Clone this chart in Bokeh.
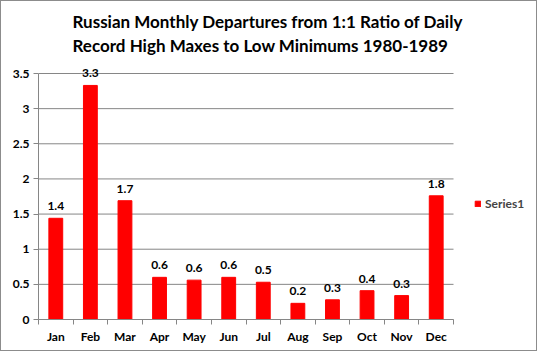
from bokeh.plotting import figure
from bokeh.models import ColumnDataSource, FixedTicker, Legend, LegendItem, Title, Range1d
from bokeh.core.properties import value
from bokeh.embed import file_html
from bokeh.resources import INLINE

months = ["Jan", "Feb", "Mar", "Apr", "May", "Jun", "Jul", "Aug", "Sep", "Oct", "Nov", "Dec"]
values = [1.44, 3.33, 1.69, 0.60, 0.56, 0.60, 0.53, 0.23, 0.28, 0.41, 0.34, 1.76]
labels = ["1.4", "3.3", "1.7", "0.6", "0.6", "0.6", "0.5", "0.2", "0.3", "0.4", "0.3", "1.8"]
y_ticks = [0, 0.5, 1, 1.5, 2, 2.5, 3, 3.5]

pos = list(range(1, len(months) + 1))
src = ColumnDataSource(dict(x=pos, top=values, lab=labels))
x_lo, x_hi = 0.5, len(months) + 0.5
y_lo, y_hi = 0, 3.5
grid_src = ColumnDataSource(dict(x0=[x_lo] * len(y_ticks), x1=[x_hi] * len(y_ticks), y=y_ticks))

FONT = "Lato"

# frame spans 37..537 horizontally; the 12 months use the first 415 px
unit_x = 415 / len(months)
x_end = x_lo + 500 / unit_x
# frame spans 54..318 vertically; 0..3.5 uses the bottom 246 px
unit_y = 246 / (y_hi - y_lo)
y_end = y_hi + 18 / unit_y

p = figure(width=537, height=351, output_backend="svg", toolbar_location=None,
           x_range=Range1d(x_lo, x_end), y_range=Range1d(y_lo, y_end),
           min_border_left=37, min_border_right=0, min_border_top=54, min_border_bottom=33)
p.styles = {"border": "1px solid #8c8c8c"}
p.outline_line_color = None
p.background_fill_color = "white"
p.border_fill_color = "white"

p.segment(x0="x0", x1="x1", y0="y", y1="y", source=grid_src, line_color="#868686", line_width=1)
r = p.vbar(x="x", top="top", width=0.4, source=src, color="#FF0000")
p.text(x="x", y="top", text="lab", source=src, text_align="center", text_baseline="bottom",
       y_offset=-8, text_font=value(FONT), text_font_style="bold", text_font_size="12px",
       text_color="black")

# Titles
p.title.text = "Russian Monthly Departures from 1:1 Ratio of Daily"
p.title.align = "left"
p.title.offset = 34
p.title.standoff = 2
p.title.text_color = "black"
p.title.text_font = FONT
p.title.text_font_size = "17px"
p.title.text_font_style = "bold"
t2 = Title(text="Record High Maxes to Low Minimums 1980-1989", align="left", offset=34,
           standoff=0, text_color="black",
           text_font=FONT, text_font_size="17px", text_font_style="bold")
p.add_layout(t2, "above")

# x axis
p.xaxis.bounds = (x_lo, x_hi)
p.xaxis.ticker = FixedTicker(ticks=pos, minor_ticks=[i + 0.5 for i in range(0, 13)])
p.xaxis.major_label_overrides = {i: m for i, m in zip(pos, months)}
p.xaxis.major_tick_out = 0
p.xaxis.major_tick_in = 0
p.xaxis.minor_tick_out = 5
p.xaxis.minor_tick_in = 0
p.xaxis.minor_tick_line_color = "#868686"
p.xaxis.axis_line_color = "#868686"
p.xaxis.major_label_standoff = 4
p.xaxis.major_label_text_font = FONT
p.xaxis.major_label_text_font_style = "bold"
p.xaxis.major_label_text_font_size = "12px"
p.xaxis.major_label_text_color = "black"

# y axis
p.yaxis.bounds = (y_lo, y_hi)
p.yaxis.ticker = FixedTicker(ticks=y_ticks)
p.yaxis.major_tick_out = 5
p.yaxis.major_tick_in = 0
p.yaxis.minor_tick_out = 0
p.yaxis.minor_tick_in = 0
p.yaxis.major_tick_line_color = "#868686"
p.yaxis.axis_line_color = "#868686"
p.yaxis.major_label_standoff = 4
p.yaxis.major_label_text_font = FONT
p.yaxis.major_label_text_font_style = "bold"
p.yaxis.major_label_text_font_size = "12px"
p.yaxis.major_label_text_color = "black"

p.xgrid.grid_line_color = None
p.ygrid.grid_line_color = None

legend = Legend(items=[LegendItem(label="Series1", renderers=[r])], location=(436, 108),
                glyph_width=7, glyph_height=7, label_text_font=FONT,
                label_text_font_style="bold", label_text_font_size="12px",
                border_line_color=None, background_fill_alpha=0, margin=0, padding=0,
                label_standoff=4)
p.add_layout(legend)

open("out.html", "w").write(file_html(p, INLINE))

-------

Leave out the pictures, then repeat the listing above exactly from its first line to the line with "from bokeh.resources import INLINE", inclusive.

Clone this chart in Bokeh.
from bokeh.plotting import figure
from bokeh.models import ColumnDataSource, FixedTicker, Legend, LegendItem, Title, Range1d
from bokeh.core.properties import value
from bokeh.embed import file_html
from bokeh.resources import INLINE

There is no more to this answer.